Дворяне, приписанные к этому полку, обычно жили на квартирах, но у Державина не оказалось достаточных средств для того, чтобы снять самую жалкую комнату. Пришлось довольствоваться казармой. Началась тяжелая муштра: фронтовая служба, смотры, ружейные приемы, караулы… А в промежутках между строевыми учениями ему приходилось убирать улицу от снега, доставлять провиант, чистить каналы, выполнять поручения офицеров.
Первые свои стихи Державин стал сочинять еще в Казани. Теперь же почти все свободное время он посвящал поэзии. Умение писать стихи по всяким поводам, письма за своих товарищей сделали его вскоре любимцем всей роты. Забегая немного вперед, хочется отметить, что все его стихи за самыми малыми исключениями носят политический характер, все написаны «на случай», проникнуты острой злободневностью. По сути дела, это была публицистика, орудие политической борьбы, зачастую оказывавшееся весьма действенным. Державин предвосхитил времена, когда слово стало «четвертой властью». Поэтому, наверное, государственная деятельность Державина, его участие как юриста и законника, в расследовании многих запутанных дел, конфликтов, связанных с миллионными состояниями, совершенно узнаваемы и сегодня всем нам понятны.
В 1762 года волею судьбы девятнадцатилетнему мушкетеру Державину вместе со всем полком пришлось участвовать в дворцовом перевороте, который возвел на престол жену императора Петра III – Екатерину II.

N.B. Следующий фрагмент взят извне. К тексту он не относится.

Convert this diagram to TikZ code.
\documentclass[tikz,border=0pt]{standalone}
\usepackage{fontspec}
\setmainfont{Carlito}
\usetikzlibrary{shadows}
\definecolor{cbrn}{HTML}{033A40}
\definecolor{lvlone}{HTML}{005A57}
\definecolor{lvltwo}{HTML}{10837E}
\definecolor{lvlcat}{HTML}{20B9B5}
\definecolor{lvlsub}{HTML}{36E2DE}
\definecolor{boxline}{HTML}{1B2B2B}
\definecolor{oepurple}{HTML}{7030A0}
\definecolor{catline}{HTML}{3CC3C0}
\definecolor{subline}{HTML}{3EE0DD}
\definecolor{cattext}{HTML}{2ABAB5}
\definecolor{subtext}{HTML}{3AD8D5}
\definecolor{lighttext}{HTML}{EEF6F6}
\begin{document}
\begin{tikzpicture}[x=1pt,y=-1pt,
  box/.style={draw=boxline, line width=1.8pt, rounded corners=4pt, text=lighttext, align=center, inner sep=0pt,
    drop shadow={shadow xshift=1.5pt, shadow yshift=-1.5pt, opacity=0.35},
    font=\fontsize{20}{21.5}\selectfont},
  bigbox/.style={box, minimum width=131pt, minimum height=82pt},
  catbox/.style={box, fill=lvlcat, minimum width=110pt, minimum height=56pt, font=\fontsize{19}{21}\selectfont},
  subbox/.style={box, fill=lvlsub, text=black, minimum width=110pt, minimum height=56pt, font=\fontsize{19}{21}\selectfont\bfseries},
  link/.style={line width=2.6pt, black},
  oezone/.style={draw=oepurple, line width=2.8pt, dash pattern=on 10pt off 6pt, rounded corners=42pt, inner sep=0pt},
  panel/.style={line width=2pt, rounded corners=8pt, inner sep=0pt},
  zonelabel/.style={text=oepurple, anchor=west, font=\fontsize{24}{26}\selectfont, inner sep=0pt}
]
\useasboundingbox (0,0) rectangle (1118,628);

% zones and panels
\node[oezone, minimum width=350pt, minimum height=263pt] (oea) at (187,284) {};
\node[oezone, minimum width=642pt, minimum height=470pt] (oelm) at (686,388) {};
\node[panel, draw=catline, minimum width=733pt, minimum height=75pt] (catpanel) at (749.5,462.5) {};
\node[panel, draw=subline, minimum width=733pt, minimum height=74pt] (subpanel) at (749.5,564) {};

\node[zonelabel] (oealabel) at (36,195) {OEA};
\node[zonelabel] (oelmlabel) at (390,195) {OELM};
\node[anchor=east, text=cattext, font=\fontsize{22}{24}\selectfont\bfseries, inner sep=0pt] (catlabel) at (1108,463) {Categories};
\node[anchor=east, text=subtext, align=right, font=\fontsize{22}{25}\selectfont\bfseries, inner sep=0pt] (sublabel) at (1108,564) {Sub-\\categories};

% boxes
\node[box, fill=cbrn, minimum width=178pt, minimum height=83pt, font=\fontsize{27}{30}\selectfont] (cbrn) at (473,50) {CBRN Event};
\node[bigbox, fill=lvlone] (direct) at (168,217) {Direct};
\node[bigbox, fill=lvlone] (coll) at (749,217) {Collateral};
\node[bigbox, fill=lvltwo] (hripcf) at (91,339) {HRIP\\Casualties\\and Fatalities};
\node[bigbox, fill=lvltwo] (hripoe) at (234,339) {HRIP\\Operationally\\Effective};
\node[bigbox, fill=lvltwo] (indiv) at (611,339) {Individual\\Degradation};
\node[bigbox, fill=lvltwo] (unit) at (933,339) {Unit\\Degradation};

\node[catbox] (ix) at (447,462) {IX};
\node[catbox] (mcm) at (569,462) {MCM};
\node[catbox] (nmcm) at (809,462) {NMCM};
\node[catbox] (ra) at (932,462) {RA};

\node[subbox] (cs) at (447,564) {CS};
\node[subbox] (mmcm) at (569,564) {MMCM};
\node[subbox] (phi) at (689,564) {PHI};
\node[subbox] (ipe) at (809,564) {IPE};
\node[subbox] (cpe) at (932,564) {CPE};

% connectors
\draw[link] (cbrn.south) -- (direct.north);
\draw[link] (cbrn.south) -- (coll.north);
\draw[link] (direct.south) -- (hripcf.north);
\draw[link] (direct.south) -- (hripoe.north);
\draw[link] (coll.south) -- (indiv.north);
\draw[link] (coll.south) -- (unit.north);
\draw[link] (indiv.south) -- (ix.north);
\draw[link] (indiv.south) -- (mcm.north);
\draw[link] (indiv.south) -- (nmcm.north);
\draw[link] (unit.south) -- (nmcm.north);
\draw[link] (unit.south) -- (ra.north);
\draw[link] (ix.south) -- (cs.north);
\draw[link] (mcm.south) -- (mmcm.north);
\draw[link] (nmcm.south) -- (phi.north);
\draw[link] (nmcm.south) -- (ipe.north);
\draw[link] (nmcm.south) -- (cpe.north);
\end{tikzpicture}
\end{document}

Пятнадцатого мая 1763 года, получив чин капрала, он выхлопотал себе отпуск и отправился на родину, в Казань. В январе 1767 года был произведен в каптенармусы, а в 1768 году – в сержанты. Тяжелая казарменная жизнь, невежественное и грубое окружение часто нравственно ломали и калечили молодых людей, оторванных от своих семей: они пьянствовали, вели разгульную жизнь, играли в азартные игры. Пристрастился к картам и Державин, играя сначала «по маленькой», а потом и «в большую». Страсть захватила его настолько, что однажды он проиграл даже деньги, присланные ему матерью на покупку имения. Правда, когда не было денег – в долг не играл, взаймы не брал, не жульничал. По его словам, он «всегда содержал свое слово свято, соблюдая при всяком случае верность, справедливость и приязнь».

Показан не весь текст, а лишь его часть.